Sunday, June 01, 2008

Environmentalists, Ammonia, & Water Supply

The point Charles Krauthammer makes in this superb column is accurate on many levels, including how he describes the position of many Americans on global warming—including mine—in the opening paragraph of his new column where he states:

I'm not a global warming believer. I'm not a global warming denier. I'm a global warming agnostic who believes instinctively that it can't be very good to pump lots of CO2 into the atmosphere, but is equally convinced that those who presume to know exactly where that leads are talking through their hats.”

He also goes on to make the case that some environmentalists are attempting to take control of much more of the economic and social sectors—though some current controls are very appropriate—through more government action.
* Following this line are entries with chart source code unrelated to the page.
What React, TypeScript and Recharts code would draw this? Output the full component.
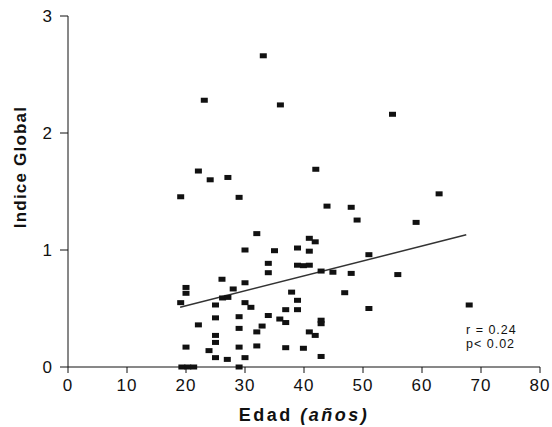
import { ScatterChart, Scatter, XAxis, YAxis, ReferenceLine, Label } from "recharts";

// edad (años) vs índice global
const EDAD = [
  33.1, 23.1, 36.0, 55.0, 22.1, 24.1, 27.1, 42.0, 19.1, 29.0,
  62.9, 48.0, 49.0, 59.0, 43.9, 32.0, 40.9, 41.9, 40.9, 38.9,
  35.0, 30.0, 39.9, 40.9, 38.9, 42.9, 44.9, 48.0, 51.0, 55.9,
  46.9, 51.0, 68.0, 42.9, 42.9, 40.9, 41.9, 39.9, 42.9, 33.95,
  33.95, 37.9, 38.9, 38.9, 36.9, 33.95, 35.9, 36.9, 32.9, 32.0,
  32.0, 36.9, 26.1, 30.0, 20.0, 20.0, 28.0, 19.1, 26.2, 27.1,
  25.0, 30.0, 31.0, 25.0, 29.0, 22.1, 29.0, 25.0, 25.0, 20.0,
  29.0, 23.9, 25.0, 27.0, 30.0, 19.3, 20.3, 21.3, 29.0,
];
const INDICE = [
  2.66, 2.28, 2.24, 2.16, 1.675, 1.6, 1.62, 1.69, 1.455, 1.45,
  1.48, 1.365, 1.256, 1.236, 1.375, 1.14, 1.1, 1.07, 0.99, 1.017,
  0.994, 1.0, 0.866, 0.87, 0.87, 0.82, 0.81, 0.8, 0.96, 0.79,
  0.635, 0.5, 0.53, 0.4, 0.37, 0.3, 0.27, 0.16, 0.09, 0.886,
  0.806, 0.64, 0.57, 0.49, 0.49, 0.44, 0.41, 0.38, 0.35, 0.3,
  0.18, 0.165, 0.75, 0.72, 0.68, 0.63, 0.667, 0.55, 0.59, 0.595,
  0.53, 0.55, 0.51, 0.42, 0.43, 0.36, 0.33, 0.27, 0.21, 0.17,
  0.17, 0.14, 0.08, 0.065, 0.08, 0, 0, 0, 0,
];
const X_TICKS = [0, 10, 20, 30, 40, 50, 60, 70, 80];
const Y_TICKS = [0, 1, 2, 3];
const REG_X = [19, 67.5];
const REG_Y = [0.51, 1.13];

const FONT = "'Liberation Sans', Arial, Helvetica, sans-serif";
const INK = "#111";

const points = EDAD.map((x, i) => ({ x, y: INDICE[i] }));

const Marker = (props: any) => (
  <rect x={props.cx - 3.5} y={props.cy - 2.5} width={7} height={5} fill={INK} />
);

export default function App() {
  return (
    <div style={{ position: "absolute", left: 0, top: 0, width: 552, height: 427, background: "#fff" }}>
      <ScatterChart width={552} height={427} margin={{ top: 16, right: 12, bottom: 0, left: 0 }}>
        <XAxis
          type="number"
          dataKey="x"
          domain={[0, 80]}
          ticks={X_TICKS}
          height={60}
          tickSize={6}
          tickMargin={6}
          stroke={INK}
          tick={{ fill: INK, fontSize: 17, fontFamily: FONT, letterSpacing: 1 }}
        >
          <Label
            content={({ viewBox }: any) => (
              <text
                x={viewBox.x + viewBox.width / 2}
                y={421}
                textAnchor="middle"
                fill={INK}
                fontFamily={FONT}
                fontSize={18}
                fontWeight="bold"
                letterSpacing={2.5}
              >
                Edad <tspan fontStyle="italic">(años)</tspan>
              </text>
            )}
          />
        </XAxis>
        <YAxis
          type="number"
          dataKey="y"
          domain={[0, 3]}
          ticks={Y_TICKS}
          width={68}
          tickSize={8}
          tickMargin={8}
          stroke={INK}
          tick={{ fill: INK, fontSize: 17, fontFamily: FONT }}
        >
          <Label
            content={() => (
              <text
                x={26}
                y={167}
                transform="rotate(-90 26 167)"
                textAnchor="middle"
                fill={INK}
                fontFamily={FONT}
                fontSize={17}
                fontWeight="bold"
                letterSpacing={1.2}
              >
                Indice Global
              </text>
            )}
          />
        </YAxis>
        <ReferenceLine
          segment={[
            { x: REG_X[0], y: REG_Y[0] },
            { x: REG_X[1], y: REG_Y[1] },
          ]}
          stroke="#333"
          strokeWidth={1.5}
          ifOverflow="visible"
        />
        <Scatter data={points} shape={Marker} isAnimationActive={false} />
      </ScatterChart>
      <div
        style={{
          position: "absolute",
          left: 466,
          top: 323,
          fontFamily: FONT,
          fontSize: 12.5,
          lineHeight: "14px",
          letterSpacing: 1,
          color: INK,
        }}
      >
        <div>r = 0.24</div>
        <div>p&lt; 0.02</div>
      </div>
    </div>
  );
}
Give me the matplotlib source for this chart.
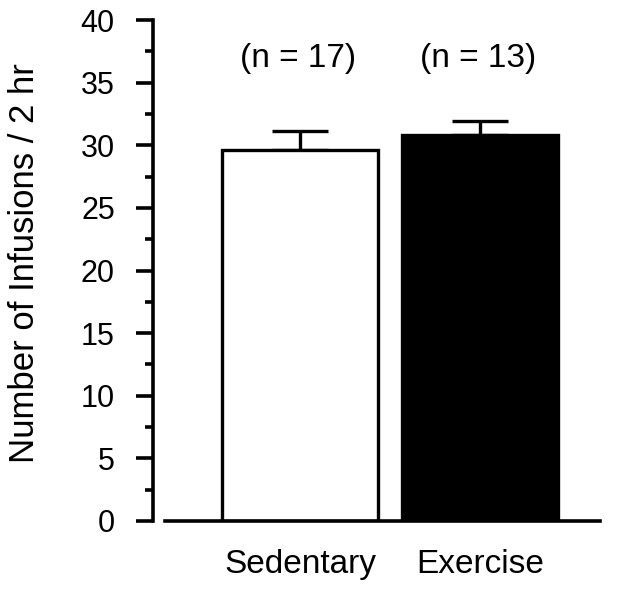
import numpy as np
import matplotlib
matplotlib.use("Agg")
import matplotlib.pyplot as plt
from matplotlib.ticker import MultipleLocator

plt.rcParams['font.family'] = ['Liberation Sans', 'DejaVu Sans']

# data
groups = ["Sedentary", "Exercise"]
infusions = [29.6, 30.85]
sem = [1.5, 1.1]
n_labels = ["(n = 17)", "(n = 13)"]
bar_colors = ["white", "black"]

fig = plt.figure(figsize=(6.24, 5.9), dpi=100)
ax = fig.add_axes([153/624, 69/590, 447/624, 501/590])

x = np.arange(len(groups))
ax.errorbar(x, infusions, yerr=[np.zeros(len(sem)), sem], fmt='none',
            ecolor='black', elinewidth=2.4, capsize=20.5, capthick=2.4, zorder=1)
ax.bar(x, infusions, width=0.867, color=bar_colors, edgecolor='black',
       linewidth=2.4, zorder=2)

for xi, lab in zip(x, n_labels):
    ax.text(xi - 0.01, 36.9, lab, ha='center', va='center', fontsize=24)

ax.set_xlim(-0.817, 1.667)
ax.set_ylim(0, 40)
ax.yaxis.set_major_locator(MultipleLocator(5))
ax.yaxis.set_minor_locator(MultipleLocator(2.5))
ax.set_xticks(x)
ax.set_xticklabels(groups, fontsize=24)

for s in ['top', 'right']:
    ax.spines[s].set_visible(False)
ax.spines['left'].set_linewidth(2.6)
ax.spines['bottom'].set_linewidth(2.6)
ax.spines['left'].set_bounds(0, 40)
ax.spines['bottom'].set_bounds(-0.75, 1.667)

ax.tick_params(axis='y', which='major', length=12.5, width=2.6, pad=15, labelsize=22)
ax.tick_params(axis='y', which='minor', length=6, width=2.6)
ax.tick_params(axis='x', length=0, pad=20)

ax.set_ylabel("Number of Infusions / 2 hr", fontsize=25)
ax.yaxis.set_label_coords(-0.25, 0.514)

fig.savefig("out.png", dpi=100)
It appears that the sewage treatment system for Sacramento has become inadequate and not up to the standards metropolitan areas of this size and growth should have and that has led to an over-abundance of ammonia in the Sacramento River, thus in the Delta, which might—though scientists are still not sure—be causing problems with certain species of fish.

Here is another opinion piece trying to continue the narrative of some environmentalists that dams are obsolete solutions to water supply, a contention that flies in the face of a common sense strategy that capturing and storing water from large seasonal storms for use when times go dry should never become obsolete, unless prudent thinking itself becomes so.